Todos os homens com quem falei para este trabalho, falo de alguns frequentadores de bares de alterne – me disseram, e dizem ainda hoje em dia, que as prostitutas brasileiras eram meigas, cheirosas e limpas. Muito depiladas, muito meigas. Sim, ouvi isto. Parece que se está em 1880. É assim que as descreviam na altura e é desta forma, ainda hoje, que as descrevem.

Como se o tempo não tivesse passado.

Há uma paternalização das mulheres mais frágeis e mais expostas.
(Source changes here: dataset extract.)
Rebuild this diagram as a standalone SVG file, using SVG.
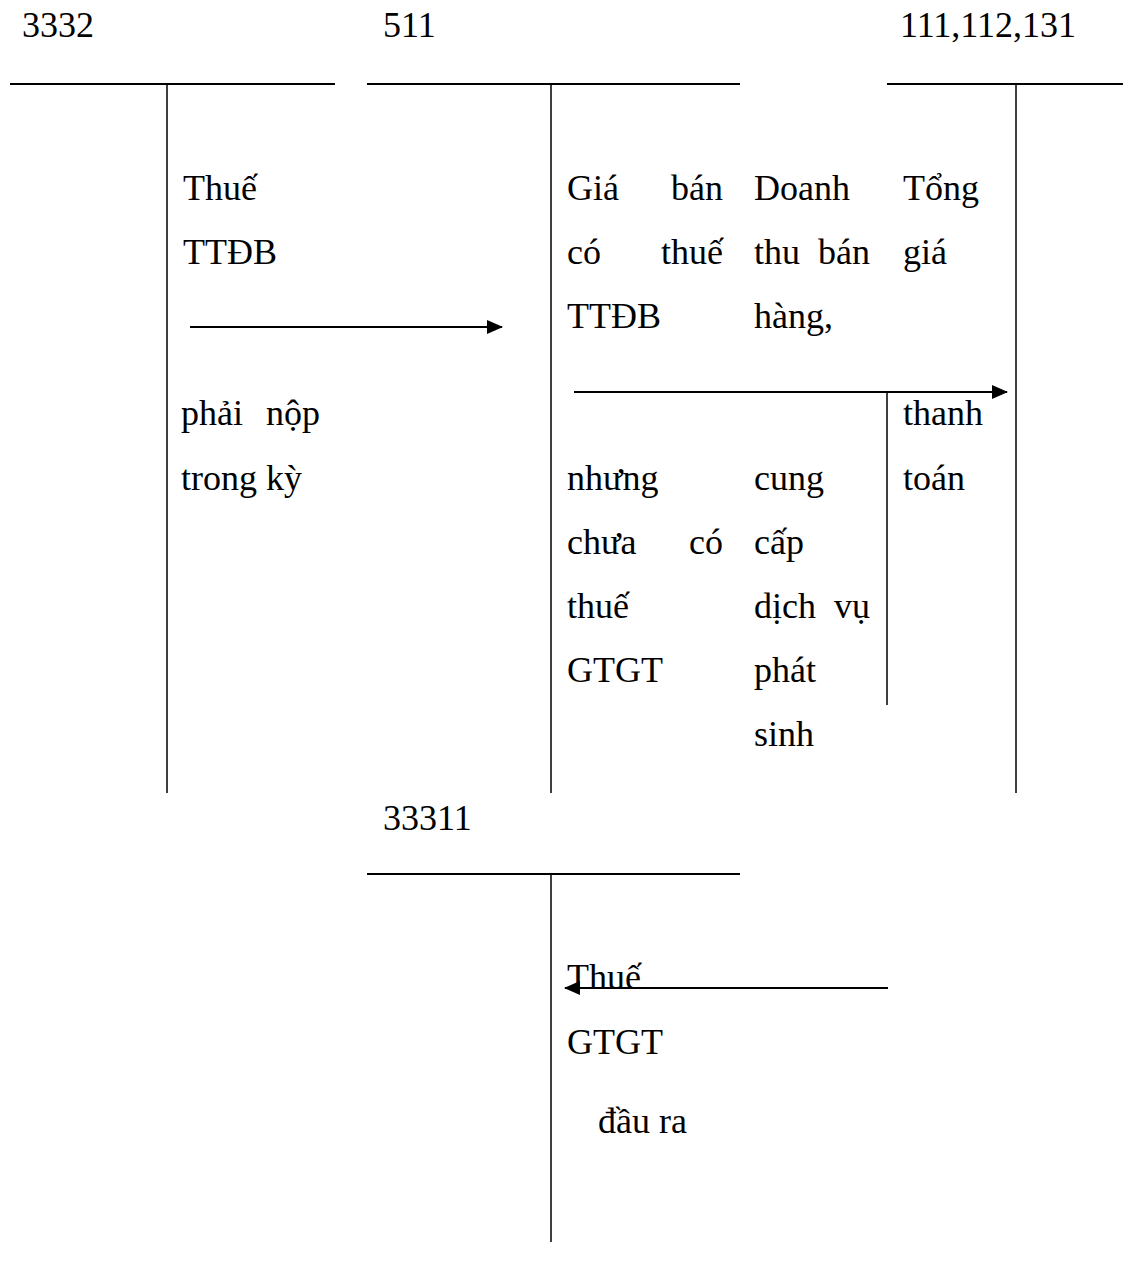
<svg xmlns="http://www.w3.org/2000/svg" width="1123" height="1270" viewBox="0 0 1123 1270">
<style>
text{font-family:"Liberation Serif","Times New Roman",serif;font-size:36px;fill:#000}
.h{stroke:#000;stroke-width:2;fill:none}
.v{stroke:#000;stroke-width:1.5;fill:none}
.a{stroke:#000;stroke-width:2;fill:none}
</style>
<defs>
<marker id="ah" viewBox="0 0 16 14" refX="15" refY="7" markerWidth="16" markerHeight="14" markerUnits="userSpaceOnUse" orient="auto">
<path d="M0,0 L16,7 L0,14 Z" fill="#000"/>
</marker>
</defs>
<rect width="1123" height="1270" fill="#fff"/>
<g id="acc3332">
<text x="22" y="37">3332</text>
<line class="h" x1="10" y1="84" x2="335" y2="84"/>
<line class="v" x1="167" y1="84" x2="167" y2="793"/>
<text x="183" y="200">Thuế</text>
<text x="183" y="264">TTĐB</text>
<text x="181" y="425">phải</text><text x="320" y="425" text-anchor="end">nộp</text>
<text x="181" y="490">trong kỳ</text>
</g>
<g id="acc511">
<text x="383" y="37">511</text>
<line class="h" x1="367" y1="84" x2="740" y2="84"/>
<line class="v" x1="551" y1="84" x2="551" y2="793"/>
<text x="567" y="200">Giá</text><text x="723" y="200" text-anchor="end">bán</text>
<text x="567" y="264">có</text><text x="723" y="264" text-anchor="end">thuế</text>
<text x="567" y="328">TTĐB</text>
<text x="567" y="490">nhưng</text>
<text x="567" y="554">chưa</text><text x="723" y="554" text-anchor="end">có</text>
<text x="567" y="618">thuế</text>
<text x="567" y="682">GTGT</text>
<text x="754" y="200">Doanh</text>
<text x="754" y="264">thu</text><text x="870" y="264" text-anchor="end">bán</text>
<text x="754" y="328">hàng,</text>
<text x="754" y="490">cung</text>
<text x="754" y="554">cấp</text>
<text x="754" y="618">dịch</text><text x="870" y="618" text-anchor="end">vụ</text>
<text x="754" y="682">phát</text>
<text x="754" y="746">sinh</text>
<line class="v" x1="887" y1="393" x2="887" y2="705"/>
<text x="903" y="200">Tổng</text>
<text x="903" y="264">giá</text>
<text x="903" y="425">thanh</text>
<text x="903" y="490">toán</text>
</g>
<g id="acc111">
<text x="900" y="37">111,112,131</text>
<line class="h" x1="887" y1="84" x2="1123" y2="84"/>
<line class="v" x1="1016" y1="84" x2="1016" y2="793"/>
</g>
<g id="acc33311">
<text x="383" y="830">33311</text>
<line class="h" x1="367" y1="874" x2="740" y2="874"/>
<line class="v" x1="551" y1="874" x2="551" y2="1242"/>
<text x="567" y="989">Thuế</text>
<text x="567" y="1054">GTGT</text>
<text x="598" y="1133">đầu ra</text>
</g>
<g id="connectors">
<line class="a" x1="190" y1="327" x2="502" y2="327" marker-end="url(#ah)"/>
<line class="a" x1="574" y1="392" x2="1007" y2="392" marker-end="url(#ah)"/>
<line class="a" x1="888" y1="988" x2="565" y2="988" marker-end="url(#ah)"/>
</g>
</svg>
Margarida Vila Nova dá vida a uma jornalista que vai lutar contra esta maneira de tratar estas mulheres.

Margarida Vila-Nova [Fotografia: Divulgação]
Margarida Vila-Nova [Fotografia: Divulgação]
Margarida Vila Nova em ‘Luz Vermelha’

Defende uma tese relativamente à legalização ou não da prostituição neste trabalho?

Há essa discussão entre os dois jornalistas: a personagem da Margarida Vila Nova que é contra e o personagem Cesário, que é a favor.

E quem vence no final?

Ganha a Margarida Vila Nova com a não legalização

E a Patrícia, o que defende nesta matéria?

Sou totalmente contra a legalização. Vamos é dar condições para que estas mulheres tenham ferramentas. A questão da legalização não é bem a frequência. Não é quem lá vai, é quem desfruta… digamos assim. Uma coisa é conversar com uma miúdas num bar, outra bem diferente é leva-las para um bar de hotel. Esta facilidade com que se diz que elas escolhem ser putas não pode continuar. Vamos antes avaliar o contexto em que elas fizeram aquela escolha. Falamos de miúdas novas, oriundas de extrema pobreza. Neste mundo não há lá muitas raparigas de classe média alta, não há Ritinhas. O problema é que as primeiras miúdas das quais falei não têm escolha, não decidem com as mesmas ferramentas que as outras mulheres, como eu ou como tu. No entanto, existe um limite básico de ferramentas sociais que muitas destas miúdas nem têm. Portanto, não! Não, a escolha não é livre.

Que ferramentas defende?

Tem de se lhes dar escola, estudos, planos de vida, um projeto.